Friday 20 November 2015

razzle dazzle


The War To End All Wars was in full swing a century ago.  The fact that war is now over is being commemorated by a series of art commissions, or rather Art Commissions.  The Tower of London poppies were a great way of remembering each life Commonwealth life lost (although that was of course only half of the story).  The poppy displays currently in Yorkshire are pretty amazing too.


On the Thames lies HMS President, a floating jewel in the heart of the capital (according to its website).  Built at the tail end of The War to End All Wars as HMS Saxifrage she has been dazzled by German artist Tobias Rehberger.  Take a closer look.


So, what the heck is dazzle painting?  Over to the HMS President website:
The theory of dazzle painting was first introduced in 1914 by the scientist John Graham Kerr to then First Lord of the Admiralty, Winston Churchill, with the intention of adopting disruptive camouflage which was initially called ‘parti-colouring’. The idea was not to ‘hide’ the ships, but to paint them in such a way that their appearance was optically distorted, so that it was difficult for a submarine to calculate the course the ship was travelling on, and to know from what angle to attack.
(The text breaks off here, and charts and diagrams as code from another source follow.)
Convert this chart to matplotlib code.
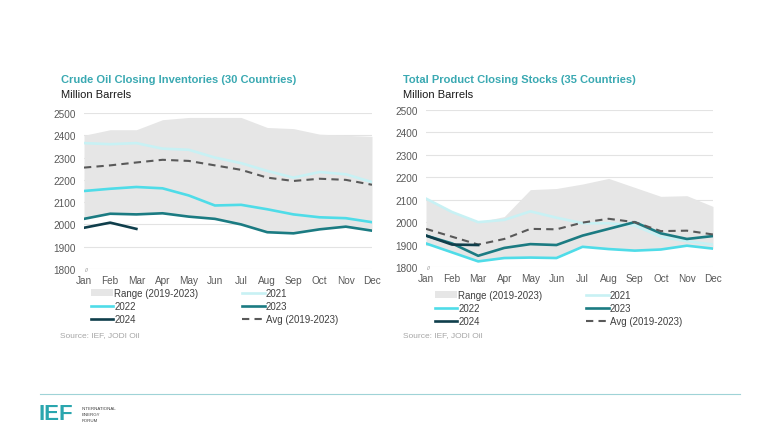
import matplotlib
matplotlib.use("Agg")
import matplotlib.pyplot as plt
from matplotlib.patches import Patch
from matplotlib.lines import Line2D

plt.rcParams['font.family'] = ['Liberation Sans', 'DejaVu Sans']

months = ['Jan', 'Feb', 'Mar', 'Apr', 'May', 'Jun', 'Jul', 'Aug', 'Sep', 'Oct', 'Nov', 'Dec']

# crude oil closing inventories (30 countries), million barrels
crude_range_hi = [2400, 2425, 2425, 2470, 2480, 2480, 2480, 2435, 2430, 2405, 2400, 2395]
crude_range_lo = [2025, 2048, 2045, 2050, 2035, 2025, 2000, 1965, 1960, 1978, 1990, 1972]
crude_2021 = [2365, 2360, 2365, 2340, 2335, 2300, 2275, 2240, 2210, 2235, 2225, 2190]
crude_2022 = [2150, 2160, 2168, 2162, 2130, 2085, 2088, 2068, 2045, 2032, 2028, 2010]
crude_2023 = [2025, 2048, 2045, 2050, 2035, 2025, 2000, 1965, 1960, 1978, 1990, 1972]
crude_2024 = [1985, 2008, 1980]
crude_avg = [2255, 2265, 2278, 2290, 2285, 2265, 2245, 2210, 2195, 2205, 2200, 2178]

# total product closing stocks (35 countries), million barrels
prod_range_hi = [2105, 2045, 2000, 2025, 2145, 2150, 2170, 2195, 2155, 2115, 2118, 2070]
prod_range_lo = [1905, 1865, 1825, 1840, 1842, 1840, 1890, 1880, 1873, 1878, 1895, 1882]
prod_2021 = [2105, 2045, 2000, 2010, 2048, 2020, 1995, 1995, 1985, 1935, 1915, 1900]
prod_2022 = [1905, 1865, 1825, 1840, 1842, 1840, 1890, 1880, 1873, 1878, 1895, 1882]
prod_2023 = [1940, 1905, 1850, 1885, 1902, 1898, 1940, 1970, 2000, 1950, 1925, 1938]
prod_2024 = [1940, 1900, 1898]
prod_avg = [1970, 1935, 1900, 1925, 1970, 1968, 1998, 2015, 2000, 1960, 1962, 1945]

c_range = '#E6E6E6'
c21 = '#C8F1F4'
c22 = '#4FDCE8'
c23 = '#1B7B82'
c24 = '#0F3E4B'
c_avg = '#595959'
c_title = '#3AA9B2'
c_tick = '#595959'
lw_line = 1.9

W, H = 780, 439
fig = plt.figure(figsize=(W / 100, H / 100), dpi=100)


def px_axes(x0, x1, ytop, ybot):
    return fig.add_axes([x0 / W, 1 - ybot / H, (x1 - x0) / W, (ybot - ytop) / H])


def draw(ax, hi, lo, s21, s22, s23, s24, avg):
    x = list(range(12))
    ax.fill_between(x, lo, hi, color=c_range, lw=0, zorder=1)
    ax.plot(x, s21, color=c21, lw=lw_line, zorder=3, solid_joinstyle='round')
    ax.plot(x, s22, color=c22, lw=lw_line, zorder=4, solid_joinstyle='round')
    ax.plot(x, s23, color=c23, lw=lw_line, zorder=5, solid_joinstyle='round')
    ax.plot(x[:len(s24)], s24, color=c24, lw=lw_line, zorder=6, solid_joinstyle='round')
    ax.plot(x, avg, color=c_avg, lw=1.5, ls=(0, (3.5, 2.5)), zorder=5)
    ax.set_xlim(0, 11)
    ax.set_ylim(1800, 2500)
    ax.set_yticks(range(1800, 2501, 100))
    ax.set_xticks(x)
    ax.set_xticklabels(months)
    ax.grid(axis='y', color='#E3E3E3', lw=0.8, zorder=0)
    ax.set_axisbelow(True)
    for s in ax.spines.values():
        s.set_visible(False)
    ax.tick_params(axis='both', length=0, labelsize=7.2, colors=c_tick)
    ax.tick_params(axis='y', pad=6)
    ax.tick_params(axis='x', pad=4)
    ax.text(0.1, 1800, '//', fontsize=4, color='#808080', ha='center', va='center', zorder=7)


def legend(ax, xpx, ypx):
    h = [Patch(facecolor=c_range, edgecolor='none'),
         Line2D([], [], color=c22, lw=lw_line),
         Line2D([], [], color=c24, lw=lw_line),
         Line2D([], [], color=c21, lw=lw_line),
         Line2D([], [], color=c23, lw=lw_line),
         Line2D([], [], color=c_avg, lw=1.5, ls=(0, (3.5, 2.5)))]
    labels = ['Range (2019-2023)', '2022', '2024', '2021', '2023', 'Avg (2019-2023)']
    fig.legend(h, labels, ncol=2, loc='upper left', bbox_to_anchor=(xpx / W, 1 - ypx / H),
               frameon=False, fontsize=7, handlelength=2.3, handleheight=0.6, handletextpad=0.1,
               columnspacing=4.5, labelspacing=0.3, borderpad=0, borderaxespad=0,
               labelcolor='#404040')


ax1 = px_axes(84, 372, 114, 270)
draw(ax1, crude_range_hi, crude_range_lo, crude_2021, crude_2022, crude_2023, crude_2024, crude_avg)
ax2 = px_axes(426, 713, 111, 268)
draw(ax2, prod_range_hi, prod_range_lo, prod_2021, prod_2022, prod_2023, prod_2024, prod_avg)

fig.text(61 / W, 1 - 80 / H, 'Crude Oil Closing Inventories (30 Countries)', fontsize=8,
         fontweight='bold', color=c_title, va='center')
fig.text(61 / W, 1 - 95 / H, 'Million Barrels', fontsize=8, color='#1a1a1a', va='center')
fig.text(403 / W, 1 - 80 / H, 'Total Product Closing Stocks (35 Countries)', fontsize=8,
         fontweight='bold', color=c_title, va='center')
fig.text(403 / W, 1 - 95 / H, 'Million Barrels', fontsize=8, color='#1a1a1a', va='center')

legend(ax1, 91, 289)
legend(ax2, 435, 291)

fig.text(60 / W, 1 - 336 / H, 'Source: IEF, JODI Oil', fontsize=6, color='#A6A6A6', va='center')
fig.text(403 / W, 1 - 336 / H, 'Source: IEF, JODI Oil', fontsize=6, color='#A6A6A6', va='center')

# footer rule and logo
fig.add_artist(Line2D([40 / W, 740 / W], [1 - 395 / H, 1 - 395 / H], color='#9FD3D7', lw=0.8))
fig.text(39 / W, 1 - 415 / H, 'IEF', fontsize=16, fontweight='heavy', color='#2AA6AE', va='center')
fig.text(82 / W, 1 - 409 / H, 'INTERNATIONAL', fontsize=3.2, color='#404040', va='center')
fig.text(82 / W, 1 - 415 / H, 'ENERGY', fontsize=3.2, color='#404040', va='center')
fig.text(82 / W, 1 - 421 / H, 'FORUM', fontsize=3.2, color='#404040', va='center')

fig.savefig('out.png', dpi=100)
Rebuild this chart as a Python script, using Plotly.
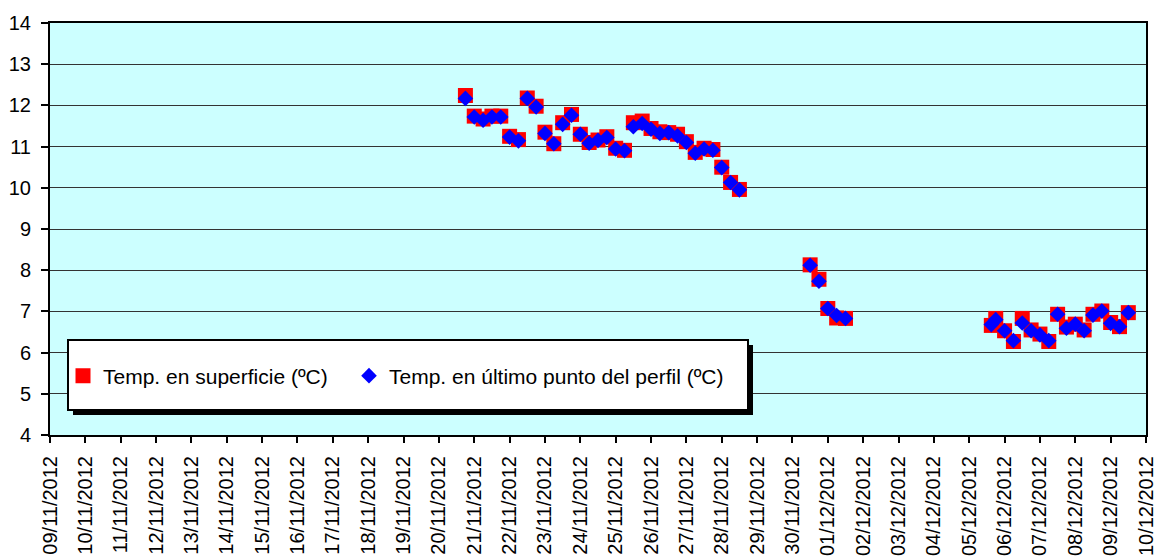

The ‘dazzle’ effect was achieved by painting the ship in contrasting stripes and curves that broke up its shape and outline.


There's a couple more dazzle ships in Liverpool, including the Snowdrop, a Mersey Ferry bedazzled by Sir Peter Blake.  He has gone for a very '60s dazzle while Rehberger's is more of a modernist take on the WWI look.


I suggest that when you've finished looking at my pictures here you do some searches for HMS President and Tobias Rehberger, Snowdrop and Peter Blake, Edmund Gardner and Carlos Cruz-Diez.  You'll have hours of fun and maybe learn something.


Two things. 
  1. art has escaped from the gallery and that can only be good
  2. the War to End All Wars didn't end all wars.  In fact you could reasonably argue that the War to End All Wars was a major cause of the Second World War. This is what we should be remembering. 


 scapegoating 


 moral equivalence 


A century of conflict has surely taught us that you can't put your point across by bombing the bejabbers out of the enemy.  You can't win hearts and minds when you show the same lack of respect for life as your enemy does.


This is about the art.  And the duck.  


And the dazzle ship. Great work Tobias.